Every day in this country, we use 800 million gallons of oil. That’s enough to fill the Empire State Building three times. With every gallon we produce, ship and burn, we incur costs that are piling up — for ourselves and our children.
The greatest burden we’re imposing on the next generation comes from the environmental damage we’re doing by consuming this fuel.
Burning oil and other fossil fuels is what generates the dangerous carbon pollution that is driving climate change, the central environmental challenge of our time. The first 11 months of this year were the hottest, globally, of any year since worldwide measurements began in 1880. We have an obligation to protect future generations from the dangers of more extreme heat, fires, drought and storms.

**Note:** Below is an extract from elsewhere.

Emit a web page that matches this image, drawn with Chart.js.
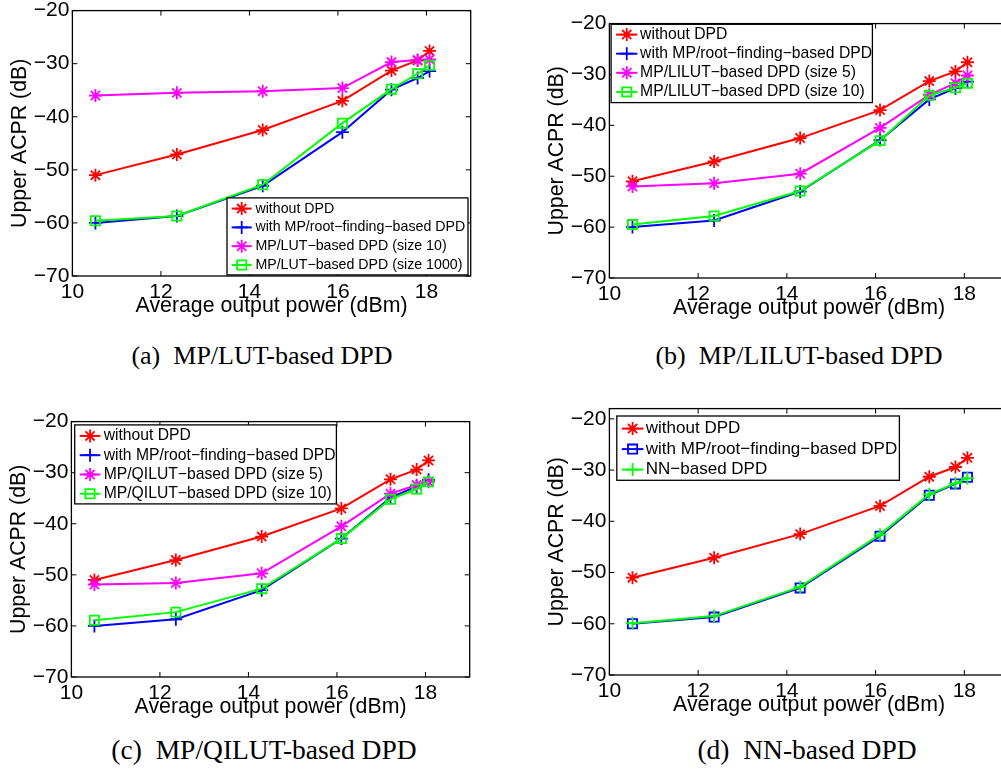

Our national oil habit is making matters worse.
At the other end of the process, producing oil comes at a high cost to the natural systems we all depend on for our prosperity, our progress and our very survival.
Fracking — the source of a large and growing share of our domestic oil — has brought the perils of the industrial oil patch to the American backyard. It threatens the water, air, ranches and farms in communities across more than 30 states where this destructive industrial practice is used to drill for oil and natural gas.